Obviously, no school wants anything to do with him, especially when he starts folding foliage when he is told to turn over a new leaf!! But after a lot of cajoling, coaxing and heavy amount of bribing his parents successfully manage to get him admission at Groxbourne. Where the faculty feels that Peregrine’s knack for taking the smallest order literally and not having a single individual thought, will make him a promising candidate for the British Army. At Groxbourne, Peregrine meets the unusual headmaster Gladstone, whose teaching methods include lashing among other things.
What follows is true to Tom Sharpe’s style of writing. Gladstone manages to take Peregrine on a mysterious journey which does start in England, but soon crosses borders into France, and lands up exploding with Peregrine storming a French castle. If that wasn’t enough Peregrine does manage some mischief, mayhem and above all a murder within the French castle.

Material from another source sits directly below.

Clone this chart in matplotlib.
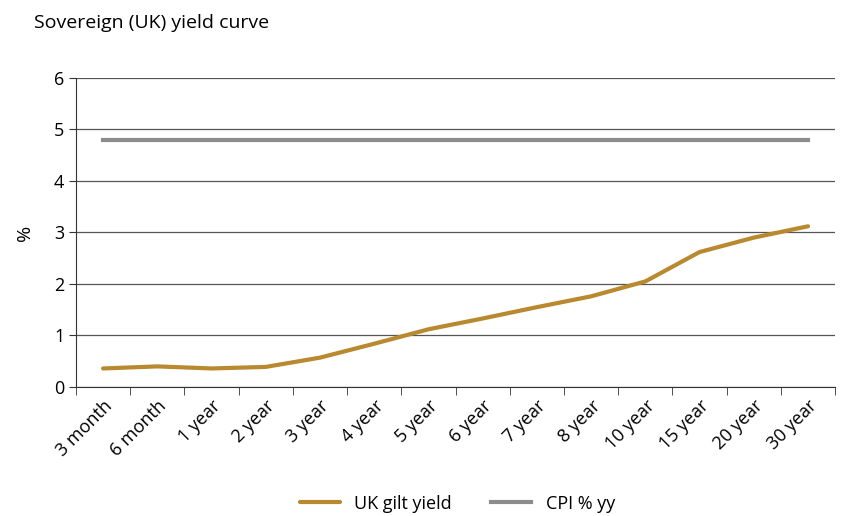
import numpy as np
import matplotlib.pyplot as plt
from matplotlib.ticker import FixedLocator

plt.rcParams['font.family'] = ['Open Sans', 'DejaVu Sans']

maturities = ["3 month", "6 month", "1 year", "2 year", "3 year", "4 year", "5 year",
              "6 year", "7 year", "8 year", "10 year", "15 year", "20 year", "30 year"]
gilt_yield = [0.36, 0.40, 0.36, 0.39, 0.57, 0.84, 1.12, 1.33, 1.55, 1.76, 2.05, 2.62, 2.90, 3.12]
cpi_yy = [4.8] * len(maturities)

fig = plt.figure(figsize=(8.47, 5.16), dpi=100)
ax = fig.add_axes([0.0897, 0.25, 0.8963, 0.599])

x = np.arange(len(maturities))
ax.plot(x, gilt_yield, color="#B8892F", lw=3, label="UK gilt yield", solid_capstyle="round")
ax.plot(x, cpi_yy, color="#8C8C8C", lw=3, label="CPI % yy")

ax.set_xlim(-0.5, len(maturities) - 0.5)
ax.set_ylim(0, 6)
ax.set_yticks(range(0, 7))
ax.yaxis.grid(True, color="#555555", lw=0.9)
ax.set_axisbelow(True)

ax.set_xticks(x)
ax.set_xticklabels(maturities, rotation=45, ha="right", rotation_mode="anchor", fontsize=13)
ax.tick_params(axis="x", length=0, pad=7)
ax.xaxis.set_minor_locator(FixedLocator(np.arange(-0.5, len(maturities), 1.0)))
ax.tick_params(axis="x", which="minor", length=6, color="#333333")
ax.tick_params(axis="y", length=5, color="#333333", labelsize=13)

for s in ["top", "right"]:
    ax.spines[s].set_visible(False)
for s in ["left", "bottom"]:
    ax.spines[s].set_color("#333333")

ax.set_ylabel("%", fontsize=14, labelpad=14)
fig.text(0.04, 0.955, "Sovereign (UK) yield curve", fontsize=14, ha="left", va="center")

fig.legend(loc="lower center", ncol=2, frameon=False, fontsize=13,
           bbox_to_anchor=(0.54, -0.025), handlelength=2.2, columnspacing=2.2)

fig.savefig("out.png", dpi=100)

Tom Sharpe out does himself with this novel, especially by displaying a wonderful command over the English language and allowing the readers to truly enjoy all its nuances and innuendos. A boy who takes every order and command, no matter how innocently said, literally. Together with a headmaster who is just a little beyond extreme, the duo manage to stir up enough trouble which results in car crashes, shootings and chaos.
Though the novel feels a bit dated, it is an enjoyable and entertaining read. As always, one can expect larger than life situations, unrealistic characters and a completely insane plot which creates a fast moving witty book full of twists and unexpected surprises. Do not expect it to make sense, but you can expect a delightful play on words, and typical wry British humor which is showcased beautifully through Peregrine’s actions.
Like all of Tom Sharpe’s other books, this one too, is a quick read which will leave you in splits from the word go. If you have read a Sharpe book before, then you know what you are in for; but if you haven’t, then buckle down for complete anarchy.